On appeal, C&B primarily argued that the trial court erred by allowing ACA to recover consequential damages for lost rental income, additional payments to contractors for delay, and additional administrative costs. The appellate court agreed and found that the trial court erred in its analysis of what damages were consequential.
The appellate court held that “direct” damages are not simply foreseeable damages. Rather, the appellate court held that New Jersey permits the recovery of consequential damages for those delays that were fairly and reasonable contemplated by the parties to the contract at the time it was made. As a result, instead of forseeability, the difference between direct and consequential damages depends on whether the damages represent (1) a loss in value of the other party’s performance, in which case the damages are direct, or (2) collateral losses following the breach, in which case the damages are consequential.
The appellate court found that the parties contract (both the terms of the agreements and the proposal) barred recovery of consequential damages. The court held that the only damages awarded for a loss in value of ACA’s performance (direct damages) were for the additional construction costs necessary to repair the errors ($1.3 million), and that all the other damages awarded were consequential. The court also found that attorneys’ fees were properly awarded pursuant to the term of the proposal expressly permitting recovery of such fees, as attorneys’ fees are not consequential damages, or even damages at all.
The appellate court also reviewed the trial court’s determination that the indemnification clause in the agreements applied to a first-party dispute between ACA and C&B. Quoting Third Circuit precedent, the court stated that the terms to “indemnify”, “defend” and, “hold harmless” must be read together such that the only sensible reading of these terms required third-party liability to exist in order for the obligation to be triggered. The court held that indemnification provision did not apply to this dispute because there was no allegation that ACA was seeking indemnity for third-party losses.

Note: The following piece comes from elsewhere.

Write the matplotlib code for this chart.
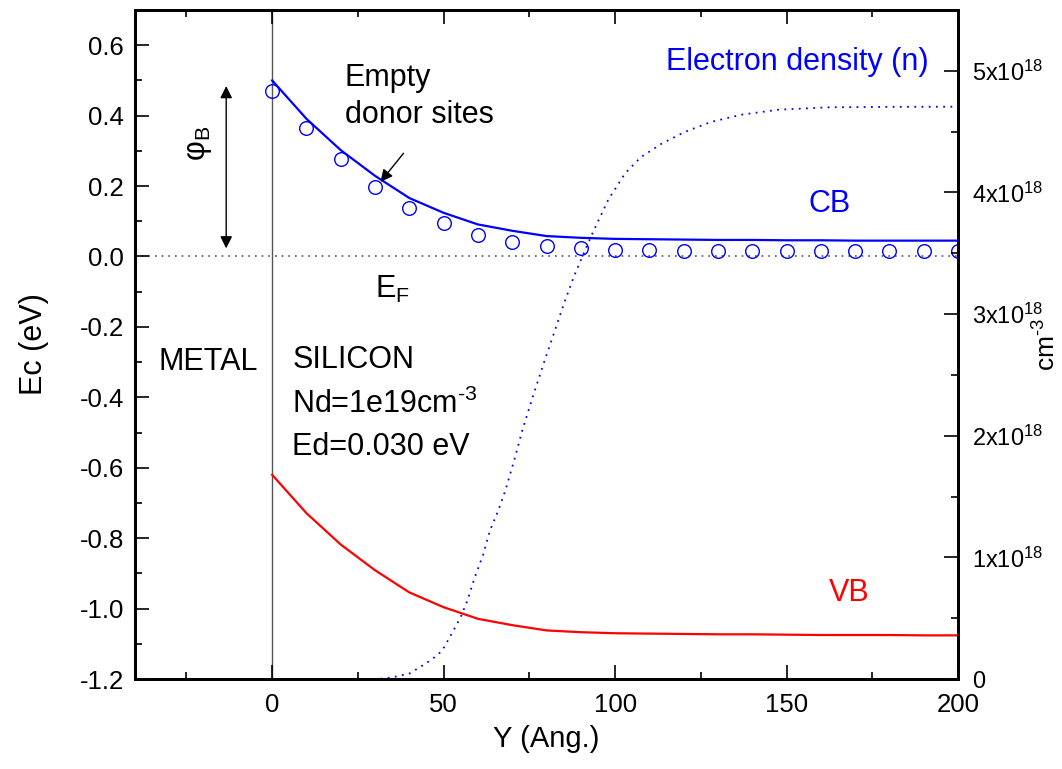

Finally, the court held that the recovery of attorneys’ fees and costs permitted by the proposal were not subject to the liability cap of C&B’s total compensation, as the proposal provided that the prevailing party was entitled to all remedies at law, and, in addition, to its fees and costs. The appellate court could not determine from the face of the contract documents whether pre-judgment interest was subject to the liability cap and remanded for the trial court to determine the issue.